The Bush administration indicated last week that it would be flexible on legislation to tighten regulation of the companies. Legislation stalled in 2003 and 2004 due to strong lobbying efforts on the part of the two companies. But accounting problems at both have cost them some political capital, making legislation this year more likely.

Treasury Secretary John Snow echoed Federal Reserve Chairman Alan Greenspan in calling for limits on the size of the companies' holdings of mortgages and related securities, the Wall Street Journal reported.

At a hearing of the Senate Banking Committee last week, though, Snow did not call on Congress to set a specific statutory limit on those portfolios, calling instead for a tougher regulatory body that would set limits.

This approach would keep Congress out of a protracted and technical debate over numbers and could help to pave the way for legislation.

"There's a clearer road map toward legislation than there was a week ago," Howard Glaser, a Washington consultant who served as a housing official in the Clinton administration, told the Journal.

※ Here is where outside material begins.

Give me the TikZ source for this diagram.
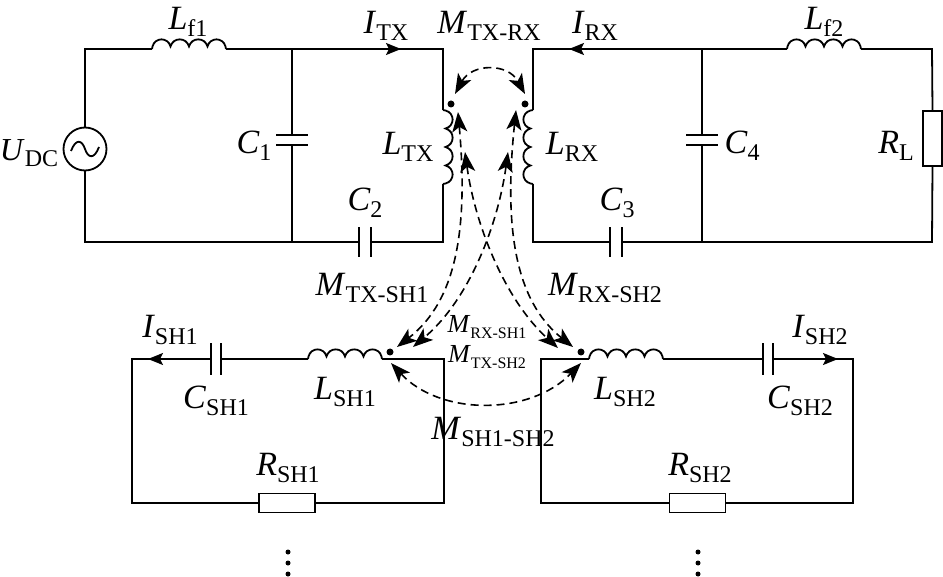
\documentclass[tikz,border=0pt]{standalone}
\usepackage{fontspec}
\setmainfont{Liberation Serif}
\usetikzlibrary{arrows.meta}
\newcommand{\lab}[2]{\textit{#1}\raisebox{-0.2em}{\fontsize{24}{24}\selectfont #2}}
\newcommand{\labs}[2]{{\fontsize{26}{26}\selectfont\textit{#1}\raisebox{-0.2em}{\fontsize{16}{16}\selectfont #2}}}
\tikzset{
  wire/.style={line width=1.8pt,line join=miter},
  tipS/.tip={Stealth[length=20pt,width=15pt,inset=5pt]},
  mutual/.style={line width=1.6pt,dash pattern=on 8pt off 5pt,{tipS}-{tipS}},
  cur/.style={line width=1.8pt,-{Stealth[length=15pt,width=12pt,inset=3pt]}},
  lbl/.style={font=\fontsize{34}{34}\selectfont,inner sep=0pt},
  dotn/.style={circle,fill=black,inner sep=0pt,minimum size=7pt},
  vdotn/.style={circle,fill=black,inner sep=0pt,minimum size=5pt},
  resn/.style={draw,line width=1.6pt,fill=white,inner sep=0pt},
  coil/.pic={\draw[wire] (0,0) -- (0.5,-2.5)
    .. controls (3,-12) and (16,-12) .. (18.5,-2.5)
    .. controls (21,-12) and (34.5,-12) .. (37,-2.5)
    .. controls (39.5,-12) and (53,-12) .. (55.5,-2.5)
    .. controls (58,-12) and (71,-12) .. (73.5,-2.5) -- (74,0);},
}
\begin{document}
\begin{tikzpicture}[x=1pt,y=-1pt]
\useasboundingbox (0,0) rectangle (943,577);
% --- coordinates
\coordinate (a1) at (85,49); \coordinate (a2) at (292,49); \coordinate (a3) at (443,49);
\coordinate (a4) at (443,242); \coordinate (a5) at (292,242); \coordinate (a6) at (85,242);
\coordinate (lf1a) at (152,49); \coordinate (lf1b) at (226,49);
\coordinate (ltxa) at (443,110); \coordinate (ltxb) at (443,184);
\coordinate (c1a) at (292,135); \coordinate (c1b) at (292,145);
\coordinate (c2a) at (359,242); \coordinate (c2b) at (371,242);
\coordinate (b1) at (533,49); \coordinate (b2) at (702,49); \coordinate (b3) at (932,49);
\coordinate (b4) at (932,242); \coordinate (b5) at (702,242); \coordinate (b6) at (533,242);
\coordinate (lf2a) at (787,49); \coordinate (lf2b) at (861,49);
\coordinate (lrxa) at (533,110); \coordinate (lrxb) at (533,184);
\coordinate (c4a) at (702,135); \coordinate (c4b) at (702,145);
\coordinate (c3a) at (610,242); \coordinate (c3b) at (622,242);
\coordinate (s1) at (132,359); \coordinate (s2) at (444,359); \coordinate (s3) at (444,503); \coordinate (s4) at (132,503);
\coordinate (lsaa) at (308,359); \coordinate (lsab) at (382,359);
\coordinate (csaa) at (211,359); \coordinate (csab) at (221,359);
\coordinate (t1) at (541,359); \coordinate (t2) at (853,359); \coordinate (t3) at (853,503); \coordinate (t4) at (541,503);
\coordinate (lsba) at (589,359); \coordinate (lsbb) at (663,359);
\coordinate (csba) at (763,359); \coordinate (csbb) at (773,359);
% --- parts
\node[draw,circle,line width=1.8pt,minimum size=43pt,inner sep=0pt] (src) at (85,149) {};
\node[resn,minimum width=19pt,minimum height=55pt] (rl) at (932.5,138.5) {};
\node[resn,minimum width=56pt,minimum height=19pt] (rs1) at (287,503) {};
\node[resn,minimum width=56pt,minimum height=19pt] (rs2) at (697.5,503) {};
\draw[wire] (71,151) .. controls (76,138) and (82,140) .. (85,149) .. controls (88,158) and (94,160) .. (99,147);
% --- wires
\draw[wire] (src.north) -- (a1) -- (lf1a);
\draw[wire] (lf1b) -- (a2) -- (a3) -- (ltxa);
\draw[wire] (ltxb) -- (a4) -- (c2b);
\draw[wire] (c2a) -- (a5) -- (a6) -- (src.south);
\draw[wire] (a2) -- (c1a); \draw[wire] (c1b) -- (a5);
\draw[wire] (lrxa) -- (b1) -- (b2) -- (lf2a);
\draw[wire] (lf2b) -- (b3) -- (rl.north);
\draw[wire] (rl.south) -- (b4) -- (b5) -- (c3b);
\draw[wire] (c3a) -- (b6) -- (lrxb);
\draw[wire] (b2) -- (c4a); \draw[wire] (c4b) -- (b5);
\draw[wire] (csaa) -- (s1) -- (s4) -- (rs1.west);
\draw[wire] (rs1.east) -- (s3) -- (s2) -- (lsab);
\draw[wire] (lsaa) -- (csab);
\draw[wire] (lsba) -- (t1) -- (t4) -- (rs2.west);
\draw[wire] (rs2.east) -- (t3) -- (t2) -- (csbb);
\draw[wire] (csba) -- (lsbb);
% --- coils
\pic at (lf1a) {coil}; \pic at (lf2a) {coil}; \pic at (lsaa) {coil}; \pic at (lsba) {coil};
\pic[rotate=-90] at (ltxa) {coil};
\pic[rotate=90] at (lrxb) {coil};
% --- capacitors
\draw[wire] ([xshift=-16pt]c1a) -- ([xshift=16pt]c1a);
\draw[wire] ([xshift=-16pt]c1b) -- ([xshift=16pt]c1b);
\draw[wire] ([xshift=-16pt]c4a) -- ([xshift=16pt]c4a);
\draw[wire] ([xshift=-16pt]c4b) -- ([xshift=16pt]c4b);
\draw[wire] ([yshift=-15pt]c2a) -- ([yshift=15pt]c2a);
\draw[wire] ([yshift=-15pt]c2b) -- ([yshift=15pt]c2b);
\draw[wire] ([yshift=-15pt]c3a) -- ([yshift=15pt]c3a);
\draw[wire] ([yshift=-15pt]c3b) -- ([yshift=15pt]c3b);
\draw[wire] ([yshift=-16pt]csaa) -- ([yshift=16pt]csaa);
\draw[wire] ([yshift=-16pt]csab) -- ([yshift=16pt]csab);
\draw[wire] ([yshift=-16pt]csba) -- ([yshift=16pt]csba);
\draw[wire] ([yshift=-16pt]csbb) -- ([yshift=16pt]csbb);
% --- current arrows
\coordinate (itx) at (380,49); \coordinate (itxe) at (401,49);
\coordinate (irx) at (590,49); \coordinate (irxe) at (569,49);
\coordinate (ia) at (170,359); \coordinate (iae) at (148,359);
\coordinate (ib) at (815,359); \coordinate (ibe) at (838,359);
\draw[cur] (itx) -- (itxe); \draw[cur] (irx) -- (irxe);
\draw[cur] (ia) -- (iae); \draw[cur] (ib) -- (ibe);
% --- dots
\node[dotn] (d1) at (451,104) {};
\node[dotn] (d2) at (525,104) {};
\node[dotn] (d3) at (390,352) {};
\node[dotn] (d4) at (581,352) {};
% --- mutual couplings
\coordinate (m1a) at (455,94); \coordinate (m1b) at (525,94);
\coordinate (tx1) at (458,112); \coordinate (tx2) at (465,152);
\coordinate (rx1) at (516,110); \coordinate (rx2) at (508,152);
\coordinate (sa1) at (397,347); \coordinate (sa2) at (413,347);
\coordinate (sb1) at (558,348); \coordinate (sb2) at (573,347);
\coordinate (ma) at (391,363); \coordinate (mb) at (581,363);
\draw[mutual] (m1a) .. controls (472,63) and (508,63) .. (m1b);
\draw[mutual] (tx1) .. controls (468,225) and (458,300) .. (sa1);
\draw[mutual] (tx2) .. controls (475,225) and (505,300) .. (sb1);
\draw[mutual] (rx1) .. controls (504,225) and (514,300) .. (sb2);
\draw[mutual] (rx2) .. controls (498,225) and (469,300) .. (sa2);
\draw[mutual] (ma) .. controls (440,416) and (530,416) .. (mb);
% --- labels
\node[lbl] (Lf1) at (188,22) {\lab{L}{f1}};
\node[lbl] (ITX) at (386,26) {\lab{I}{TX}};
\node[lbl] (MTR) at (489,26) {\lab{M}{TX-RX}};
\node[lbl] (IRX) at (595,26) {\lab{I}{RX}};
\node[lbl] (Lf2) at (824,22) {\lab{L}{f2}};
\node[lbl,font=\fontsize{32}{32}\selectfont] (UDC) at (29,153) {\lab{U}{DC}};
\node[lbl] (C1) at (254,146) {\lab{C}{1}};
\node[lbl] (LTX) at (408,147) {\lab{L}{TX}};
\node[lbl] (LRX) at (572,147) {\lab{L}{RX}};
\node[lbl] (C4) at (742,146) {\lab{C}{4}};
\node[lbl] (RL) at (896,146) {\lab{R}{L}};
\node[lbl] (C2) at (365,203) {\lab{C}{2}};
\node[lbl] (C3) at (617,203) {\lab{C}{3}};
\node[lbl] (MTS1) at (372,288) {\lab{M}{TX-SH1}};
\node[lbl] (MRS2) at (605,288) {\lab{M}{RX-SH2}};
\node[lbl] (ISH1) at (170,330) {\lab{I}{SH1}};
\node[lbl] (ISH2) at (820,330) {\lab{I}{SH2}};
\node[lbl] (CSH1) at (216,401) {\lab{C}{SH1}};
\node[lbl] (LSH1) at (345,392) {\lab{L}{SH1}};
\node[lbl] (CSH2) at (800,401) {\lab{C}{SH2}};
\node[lbl] (LSH2) at (625,392) {\lab{L}{SH2}};
\node[lbl] (MSS) at (493,432) {\lab{M}{SH1-SH2}};
\node[lbl] (MRS1) at (487,327) {\labs{M}{RX-SH1}};
\node[lbl] (MTS2) at (487,357) {\labs{M}{TX-SH2}};
\node[lbl] (RSH1) at (288,468) {\lab{R}{SH1}};
\node[lbl] (RSH2) at (700,468) {\lab{R}{SH2}};
\node[vdotn] (va1) at (288,552) {}; \node[vdotn] (va2) at (288,563) {}; \node[vdotn] (va3) at (288,574) {};
\node[vdotn] (vb1) at (698,552) {}; \node[vdotn] (vb2) at (698,563) {}; \node[vdotn] (vb3) at (698,574) {};
\end{tikzpicture}
\end{document}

The companies keep money flowing into the housing market by buying mortgage loans from lenders and turning the loans into securities that are sold to investors, the Journal reported. However, between the two companies, they hold an additional $1.5 trillion in loans and related securities on their books, which Greenspan said last week was too much. Fannie and Freddie say those holdings help ensure a steady supply of money for home loans.

Greenspan and the administration say the holdings have no impact on the rates paid by consumers and that because of their widespread holdings, a wrinkle in the hedging activities at either company could cause a financial crisis.

Snow suggested that Congress could provide "policy guidance to the new regulator that says, 'You have some discretion here but you should use that discretion to limit those portfolios' " to the amount necessary to ensure smooth functioning of the market for mortgage-backed securities, which provide funding for home loans, the Journal reported.